>> begin

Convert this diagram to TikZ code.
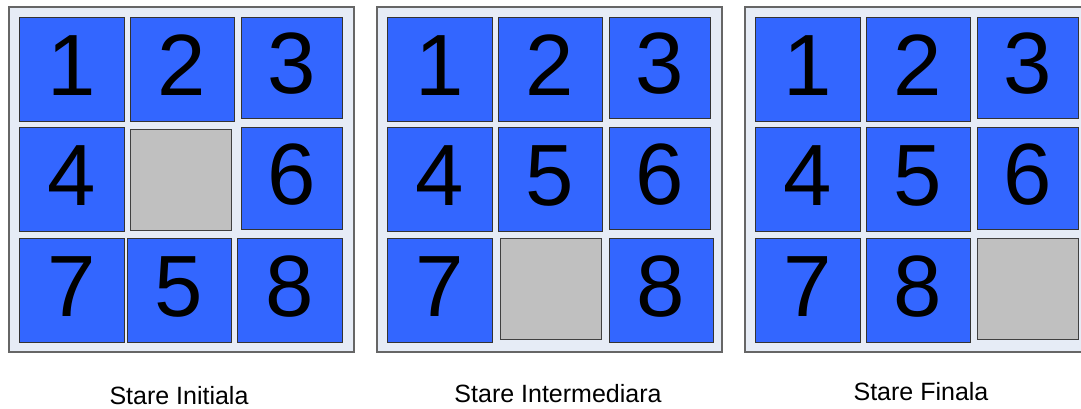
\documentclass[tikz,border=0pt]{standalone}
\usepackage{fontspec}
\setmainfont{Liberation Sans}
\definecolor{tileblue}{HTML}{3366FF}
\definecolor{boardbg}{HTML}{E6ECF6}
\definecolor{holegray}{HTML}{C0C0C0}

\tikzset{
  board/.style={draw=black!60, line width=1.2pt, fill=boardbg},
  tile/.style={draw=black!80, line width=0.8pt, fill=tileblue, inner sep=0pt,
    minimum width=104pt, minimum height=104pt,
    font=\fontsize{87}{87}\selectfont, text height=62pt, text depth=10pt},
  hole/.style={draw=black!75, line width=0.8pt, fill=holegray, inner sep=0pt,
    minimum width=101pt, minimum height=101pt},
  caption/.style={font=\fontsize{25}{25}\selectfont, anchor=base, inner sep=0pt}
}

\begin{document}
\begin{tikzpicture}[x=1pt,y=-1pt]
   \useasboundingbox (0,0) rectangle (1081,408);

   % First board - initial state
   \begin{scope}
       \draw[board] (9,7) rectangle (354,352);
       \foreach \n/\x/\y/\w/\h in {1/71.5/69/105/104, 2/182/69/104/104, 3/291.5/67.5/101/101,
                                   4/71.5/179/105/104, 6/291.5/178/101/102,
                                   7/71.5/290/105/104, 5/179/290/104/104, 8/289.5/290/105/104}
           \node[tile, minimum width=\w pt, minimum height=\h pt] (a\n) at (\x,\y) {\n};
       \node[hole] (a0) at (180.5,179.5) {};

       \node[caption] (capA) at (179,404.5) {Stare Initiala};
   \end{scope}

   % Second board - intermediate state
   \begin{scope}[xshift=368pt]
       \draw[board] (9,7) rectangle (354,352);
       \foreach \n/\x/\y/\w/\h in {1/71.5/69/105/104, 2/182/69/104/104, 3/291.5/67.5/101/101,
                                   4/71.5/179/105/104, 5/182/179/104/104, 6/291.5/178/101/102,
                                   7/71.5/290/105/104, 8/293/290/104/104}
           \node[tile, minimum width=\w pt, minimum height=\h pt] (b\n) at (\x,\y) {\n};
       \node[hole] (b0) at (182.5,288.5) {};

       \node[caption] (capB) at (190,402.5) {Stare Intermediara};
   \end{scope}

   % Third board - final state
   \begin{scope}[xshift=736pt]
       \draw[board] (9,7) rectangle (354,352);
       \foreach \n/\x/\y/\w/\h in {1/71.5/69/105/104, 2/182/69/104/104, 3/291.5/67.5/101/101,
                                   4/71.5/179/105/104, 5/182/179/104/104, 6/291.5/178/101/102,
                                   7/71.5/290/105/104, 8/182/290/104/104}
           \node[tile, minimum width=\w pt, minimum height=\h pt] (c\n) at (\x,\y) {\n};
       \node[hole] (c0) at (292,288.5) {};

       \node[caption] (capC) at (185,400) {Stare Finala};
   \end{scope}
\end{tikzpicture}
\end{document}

>> end

What you have to do »
Transcribe exactly, with no pictures, the lines running from the first line of the material through the line holding "(0,0) rectangle (1081,408);".

Response to the exercise »
Convert this diagram to TikZ code.
\documentclass[tikz,border=0pt]{standalone}
\usepackage{fontspec}
\setmainfont{Liberation Sans}
\definecolor{tileblue}{HTML}{3366FF}
\definecolor{boardbg}{HTML}{E6ECF6}
\definecolor{holegray}{HTML}{C0C0C0}

\tikzset{
  board/.style={draw=black!60, line width=1.2pt, fill=boardbg},
  tile/.style={draw=black!80, line width=0.8pt, fill=tileblue, inner sep=0pt,
    minimum width=104pt, minimum height=104pt,
    font=\fontsize{87}{87}\selectfont, text height=62pt, text depth=10pt},
  hole/.style={draw=black!75, line width=0.8pt, fill=holegray, inner sep=0pt,
    minimum width=101pt, minimum height=101pt},
  caption/.style={font=\fontsize{25}{25}\selectfont, anchor=base, inner sep=0pt}
}

\begin{document}
\begin{tikzpicture}[x=1pt,y=-1pt]
   \useasboundingbox (0,0) rectangle (1081,408);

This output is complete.